Mais en s’abritant derrière la défense d’un monopole, la SNCF et les pouvoirs publics qui ont longtemps défendu une vision corporatiste du ferroviaire ont conduit à un positionnement anti-économique au point qu’aujourd’hui c’est tout le modèle qui vacille.
« Nous voulons financer ces « barbares » qui attaquent les modèles traditionnels pour favoriser la transformation profonde à l'œuvre dans l'économie française » Nicolas Dufourcq, directeur général de BPI France. Les Echos, 9 mars |
S’il est bien un domaine qui subit l’attaque de ces barbares c’est le transport de voyageurs. Citons entre autres les succès d’Uber, Blablacar, de Vélib et Autolib, le lancement de CapitaineTrain.com (site internet de réservation de billets de train, concurrent de voyagesncf) ou encore la Loi Macron qui a libéralisé le transport par autocar.
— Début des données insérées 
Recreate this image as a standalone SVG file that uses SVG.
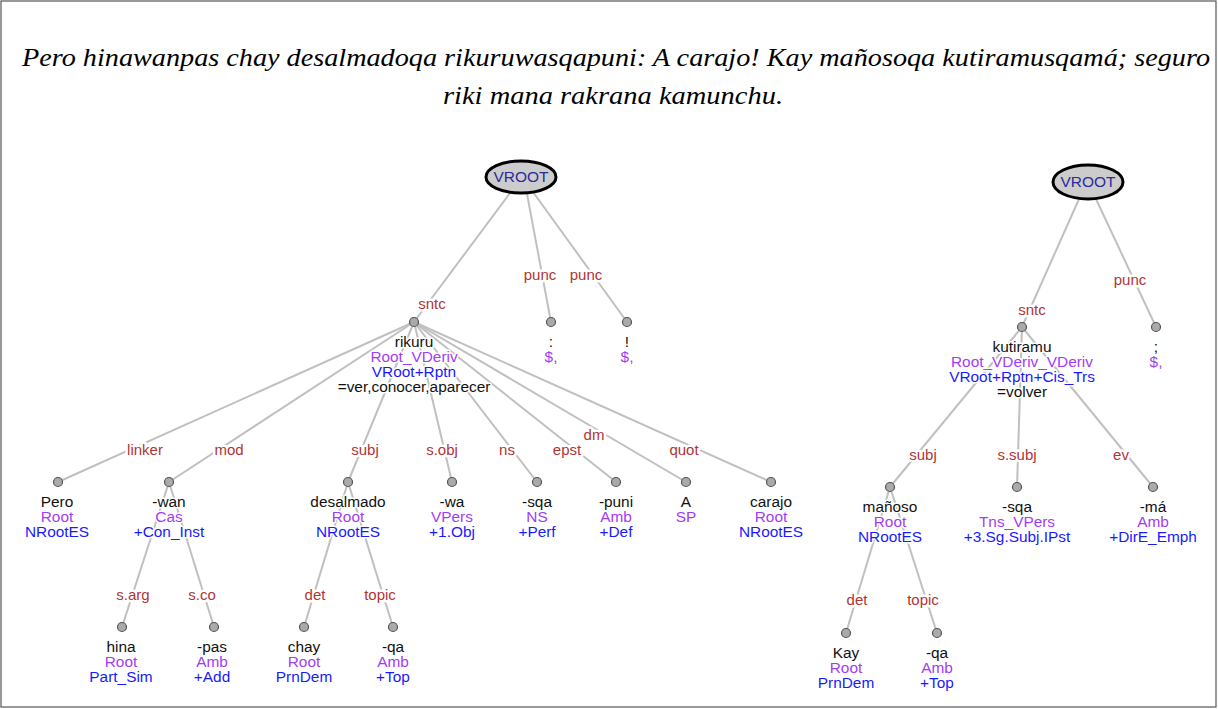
<svg xmlns="http://www.w3.org/2000/svg" width="1218" height="709" viewBox="0 0 1218 709">
<style>
.edge{stroke:#c0c0c0;stroke-width:2;fill:none}
.lbl{font-family:"Liberation Sans",Arial,sans-serif;font-size:15px;fill:#b03535;text-anchor:middle;stroke:#fff;stroke-width:5px;stroke-linejoin:round;paint-order:stroke}
.dot{fill:#aaaaaa;stroke:#555;stroke-width:1.2}
.t{font-family:"Liberation Sans",Arial,sans-serif;font-size:15.4px;text-anchor:middle;stroke:#fff;stroke-width:3px;stroke-linejoin:round;paint-order:stroke}
.w{fill:#111}
.p{fill:#a33cf5}
.b{fill:#1a1aff}
.root ellipse{fill:#cccccc;stroke:#000;stroke-width:3}
.root text{font-family:"Liberation Sans",Arial,sans-serif;font-size:15.5px;fill:#2a2a99;text-anchor:middle}
.title{font-family:"Liberation Serif","Times New Roman",serif;font-style:italic;font-size:26px;fill:#000;text-anchor:middle}
</style>
<rect x="0" y="0" width="1218" height="709" fill="#fff"/>
<rect x="1" y="1" width="1215" height="706" fill="none" stroke="#555" stroke-width="1.2"/>
<text class="title" x="616" y="66" textLength="1188" lengthAdjust="spacingAndGlyphs">Pero hinawanpas chay desalmadoqa rikuruwasqapuni: A carajo! Kay mañosoqa kutiramusqamá; seguro</text>
<text class="title" x="613" y="104" textLength="340" lengthAdjust="spacingAndGlyphs">riki mana rakrana kamunchu.</text>

<g id="connectors">
<line class="edge" x1="510" y1="193" x2="414" y2="322"/>
<line class="edge" x1="527" y1="194" x2="551" y2="322"/>
<line class="edge" x1="533" y1="192" x2="627" y2="322"/>
<line class="edge" x1="414" y1="322" x2="58" y2="482"/>
<line class="edge" x1="414" y1="322" x2="169" y2="482"/>
<line class="edge" x1="414" y1="322" x2="348" y2="482"/>
<line class="edge" x1="414" y1="322" x2="452" y2="482"/>
<line class="edge" x1="414" y1="322" x2="537" y2="482"/>
<line class="edge" x1="414" y1="322" x2="616" y2="482"/>
<line class="edge" x1="414" y1="322" x2="686" y2="482"/>
<line class="edge" x1="414" y1="322" x2="771" y2="482"/>
<line class="edge" x1="169" y1="482" x2="122" y2="627"/>
<line class="edge" x1="169" y1="482" x2="214" y2="627"/>
<line class="edge" x1="348" y1="482" x2="304" y2="627"/>
<line class="edge" x1="348" y1="482" x2="393" y2="627"/>
<line class="edge" x1="1079" y1="199" x2="1022" y2="327"/>
<line class="edge" x1="1096" y1="199" x2="1156" y2="327"/>
<line class="edge" x1="1022" y1="327" x2="890" y2="487"/>
<line class="edge" x1="1022" y1="327" x2="1017" y2="487"/>
<line class="edge" x1="1022" y1="327" x2="1153" y2="487"/>
<line class="edge" x1="890" y1="487" x2="846" y2="633"/>
<line class="edge" x1="890" y1="487" x2="937" y2="633"/>
<text class="lbl" x="432" y="309">sntc</text>
<text class="lbl" x="540" y="280">punc</text>
<text class="lbl" x="586" y="280">punc</text>
<text class="lbl" x="145" y="455">linker</text>
<text class="lbl" x="229" y="455">mod</text>
<text class="lbl" x="365" y="455">subj</text>
<text class="lbl" x="442" y="455">s.obj</text>
<text class="lbl" x="507" y="455">ns</text>
<text class="lbl" x="567" y="455">epst</text>
<text class="lbl" x="594" y="440">dm</text>
<text class="lbl" x="684" y="455">quot</text>
<text class="lbl" x="133" y="600">s.arg</text>
<text class="lbl" x="202" y="600">s.co</text>
<text class="lbl" x="315" y="600">det</text>
<text class="lbl" x="380" y="600">topic</text>
<text class="lbl" x="1032" y="315">sntc</text>
<text class="lbl" x="1130" y="285">punc</text>
<text class="lbl" x="923" y="460">subj</text>
<text class="lbl" x="1017" y="460">s.subj</text>
<text class="lbl" x="1121" y="460">ev</text>
<text class="lbl" x="857" y="605">det</text>
<text class="lbl" x="923" y="605">topic</text>
</g>

<g id="vroot1" class="root"><ellipse cx="521" cy="177" rx="35" ry="16"/><text x="521" y="182">VROOT</text></g>
<g id="vroot2" class="root"><ellipse cx="1088" cy="182" rx="35" ry="17"/><text x="1088" y="187">VROOT</text></g>

<g id="rikuru"><circle class="dot" cx="414" cy="322" r="4.5"/>
<text class="t w" x="414" y="347">rikuru</text><text class="t p" x="414" y="362">Root_VDeriv</text><text class="t b" x="414" y="377">VRoot+Rptn</text><text class="t w" x="414" y="392">=ver,conocer,aparecer</text></g>
<g id="colon"><circle class="dot" cx="551" cy="322" r="4.5"/>
<text class="t w" x="551" y="347">:</text><text class="t p" x="551" y="362">$,</text></g>
<g id="excl"><circle class="dot" cx="627" cy="322" r="4.5"/>
<text class="t w" x="627" y="347">!</text><text class="t p" x="627" y="362">$,</text></g>

<g id="pero"><circle class="dot" cx="58" cy="482" r="4.5"/>
<text class="t w" x="57" y="507">Pero</text><text class="t p" x="57" y="522">Root</text><text class="t b" x="57" y="537">NRootES</text></g>
<g id="wan"><circle class="dot" cx="169" cy="482" r="4.5"/>
<text class="t w" x="169" y="507">-wan</text><text class="t p" x="169" y="522">Cas</text><text class="t b" x="169" y="537">+Con_Inst</text></g>
<g id="desalmado"><circle class="dot" cx="348" cy="482" r="4.5"/>
<text class="t w" x="348" y="507">desalmado</text><text class="t p" x="348" y="522">Root</text><text class="t b" x="348" y="537">NRootES</text></g>
<g id="wa"><circle class="dot" cx="452" cy="482" r="4.5"/>
<text class="t w" x="452" y="507">-wa</text><text class="t p" x="452" y="522">VPers</text><text class="t b" x="452" y="537">+1.Obj</text></g>
<g id="sqa1"><circle class="dot" cx="537" cy="482" r="4.5"/>
<text class="t w" x="537" y="507">-sqa</text><text class="t p" x="537" y="522">NS</text><text class="t b" x="537" y="537">+Perf</text></g>
<g id="puni"><circle class="dot" cx="616" cy="482" r="4.5"/>
<text class="t w" x="616" y="507">-puni</text><text class="t p" x="616" y="522">Amb</text><text class="t b" x="616" y="537">+Def</text></g>
<g id="a"><circle class="dot" cx="686" cy="482" r="4.5"/>
<text class="t w" x="686" y="507">A</text><text class="t p" x="686" y="522">SP</text></g>
<g id="carajo"><circle class="dot" cx="771" cy="482" r="4.5"/>
<text class="t w" x="771" y="507">carajo</text><text class="t p" x="771" y="522">Root</text><text class="t b" x="771" y="537">NRootES</text></g>

<g id="hina"><circle class="dot" cx="122" cy="627" r="4.5"/>
<text class="t w" x="121" y="652">hina</text><text class="t p" x="121" y="667">Root</text><text class="t b" x="121" y="682">Part_Sim</text></g>
<g id="pas"><circle class="dot" cx="214" cy="627" r="4.5"/>
<text class="t w" x="212" y="652">-pas</text><text class="t p" x="212" y="667">Amb</text><text class="t b" x="212" y="682">+Add</text></g>
<g id="chay"><circle class="dot" cx="304" cy="627" r="4.5"/>
<text class="t w" x="304" y="652">chay</text><text class="t p" x="304" y="667">Root</text><text class="t b" x="304" y="682">PrnDem</text></g>
<g id="qa1"><circle class="dot" cx="393" cy="627" r="4.5"/>
<text class="t w" x="393" y="652">-qa</text><text class="t p" x="393" y="667">Amb</text><text class="t b" x="393" y="682">+Top</text></g>

<g id="kutiramu"><circle class="dot" cx="1022" cy="327" r="4.5"/>
<text class="t w" x="1022" y="352">kutiramu</text><text class="t p" x="1022" y="367">Root_VDeriv_VDeriv</text><text class="t b" x="1022" y="382">VRoot+Rptn+Cis_Trs</text><text class="t w" x="1022" y="397">=volver</text></g>
<g id="semicolon"><circle class="dot" cx="1156" cy="327" r="4.5"/>
<text class="t w" x="1156" y="352">;</text><text class="t p" x="1156" y="367">$,</text></g>
<g id="manoso"><circle class="dot" cx="890" cy="487" r="4.5"/>
<text class="t w" x="890" y="512">mañoso</text><text class="t p" x="890" y="527">Root</text><text class="t b" x="890" y="542">NRootES</text></g>
<g id="sqa2"><circle class="dot" cx="1017" cy="487" r="4.5"/>
<text class="t w" x="1017" y="512">-sqa</text><text class="t p" x="1017" y="527">Tns_VPers</text><text class="t b" x="1017" y="542">+3.Sg.Subj.IPst</text></g>
<g id="ma"><circle class="dot" cx="1153" cy="487" r="4.5"/>
<text class="t w" x="1153" y="512">-má</text><text class="t p" x="1153" y="527">Amb</text><text class="t b" x="1153" y="542">+DirE_Emph</text></g>
<g id="kay"><circle class="dot" cx="846" cy="633" r="4.5"/>
<text class="t w" x="846" y="658">Kay</text><text class="t p" x="846" y="673">Root</text><text class="t b" x="846" y="688">PrnDem</text></g>
<g id="qa2"><circle class="dot" cx="937" cy="633" r="4.5"/>
<text class="t w" x="937" y="658">-qa</text><text class="t p" x="937" y="673">Amb</text><text class="t b" x="937" y="688">+Top</text></g>
</svg>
Rien que sur les cars, la SNCF a reconnu dans la Tribune que cette libéralisation allait lui coûter 200 millions d’euros de pertes d’activité. Le site de covoiturage blablacar dont l’activité s’est envolée justement avec la grève de juin dernier contre la réforme ferroviaire, affiche l’équivalent d’1 million de clients mensuels soit l’équivalent de 2.000 rames de TGV. Il y a quelques années c’était le transport aérien low cost avec Ryan Air ou Easy Jet qui venait déjà bouleverser les usages sur le transport international et même domestique.
Bousculé par les innovations technologiques, réglementaires ou marketing, le secteur ferroviaire tente de s’abriter derrière la défense d’un monopole (fermetures de lignes, augmentation des prix). Mais cette ligne de défense est, on le voit bien, de plus en plus fragile. Il n’y a qu’à voir ce qui s'est passé dans le secteur des télécommunications ou de l’aérien pour envisager les changements auxquels la SNCF va être confrontée dans un avenir pas si lointain.